The beheading of another American journalist this week sparked many members of Congress to urge President Obama to amp up U.S. military action against the Islamic State, otherwise known as ISIS.

But before he does so, many of those same lawmakers are demanding that the president first seek congressional authorization, pursuant to the War Powers Resolution, to continue the use of military force in Iraq and perhaps launch military action in Syria.

Unhappy with the conduct of the Vietnam War, Congress passed the War Powers Resolution—over Richard Nixon’s veto—in 1973. The intent was to give lawmakers more oversight over the administration of war. The resolution requires the president to notify Congress whenever U.S. armed forces are deployed into hostilities or impending hostilities, and to terminate use of force within 60 days, unless Congress declares war or authorizes use of force.

It also mandates that the president report to Congress at least every six months as long as U.S. forces are deployed.

Presidents since Nixon have maintained that the War Powers Resolution unconstitutionally impinges on their authority under Article 2, Section 1 of the Constitution to act as commander-in-chief. But since Article I, Section 8 grants Congress the power “to declare war,” Congress claims that the president’s power to act as commander-in-chief is limited to times when Congress has declared war or otherwise authorized the use of force; or in case of an national emergency due to an attack on the United States.

Despite this constitutional conflict, many presidents have complied with parts of the War Powers Resolution.
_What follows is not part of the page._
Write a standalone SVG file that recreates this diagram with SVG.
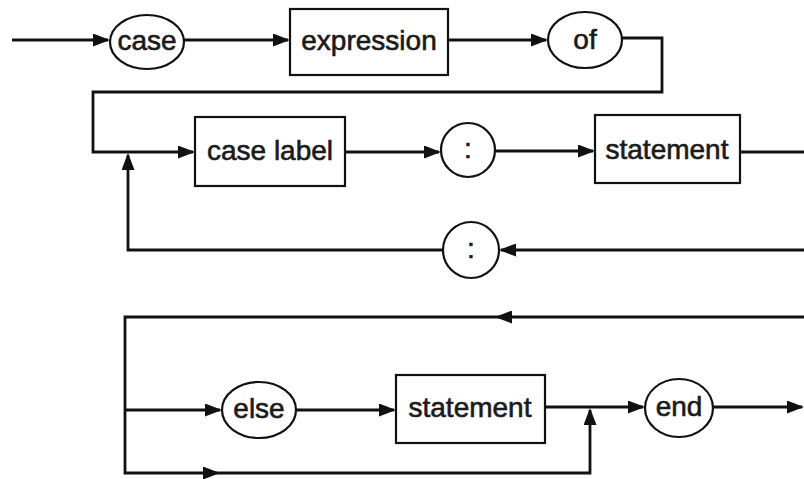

For example, George H.W. Bush reported to Congress on the use of U.S. forces in Operation Desert Shield in 1990 and later sought support (but not permission) from Congress to use force against Iraq in Operation Desert Storm. Bill Clinton reported to Congress on U.S. military involvement in Bosnia and Kosovo, and George W. Bush sought and received authorization from Congress for the use of military force against those responsible for the attacks on Sept. 11, 2001.

But in some instances, presidents have chosen not to comply with the resolution’s requirements. In 1981, Ronald Reagan sent military advisers to assist the El Salvadoran government against insurgents without reporting to Congress or seeking authorization.

Similarly, Barack Obama dispatched U.S. troops to Libya for a U.N.-led military intervention in 2011 without Congress’s express authorization.

Following both instances, members of Congress filed lawsuits challenging Reagan’s and Obama’s purported violations of the War Powers Resolution, but these suits were dismissed for lack of standing. Courts are not interested in playing referee in disputes between the political branches, particularly when it involves matters of foreign policy.

One of the benefits of having a sole commander-in-chief (rather than 535) is that it allows for swift and decisive action, particularly when it comes to deploying troops overseas to respond to rapidly-evolving threats to our national security.

Presidents have done this dozens of times throughout our nation’s history without a formal declaration of war or statutory authorization. But with Obama’s admission last week that he did not yet have a strategy for dealing with the Islamic State, some in Congress are arguing for congressional involvement and oversight.

Rep. Ed Royce, R-Calif., chairman of the House Foreign Affairs Committee, announced on Tuesday that it is “requesting the secretary of state to present a plan, a strategy focused on rolling back ISIS, defeating ISIS through the use of airstrikes and the support of those with common interests.” Chairman Royce expects the House will vote on authorization of the use of force in the coming weeks.

Obama first ordered airstrikes against ISIS in northern Iraq in early August and notified Congress, so some argue that he must get authorization from Congress to continue or terminate the use of force by early October.

In a 2007 interview with the Boston Globe, then-Sen. Obama said, “History has shown us time and again … that military action is most successful when it is authorized and supported by the legislature branch. It is always preferable to have the informed consent of Congress prior to any military action.”

Now is not the time for Congress and the president to engage in a turf war over who is in charge when it comes to dealing with the threats posed by ISIS. The administration must develop a comprehensive strategy to defeat ISIS, communicate that strategy to the American people and Congress, and then work with Congress to accomplish that task.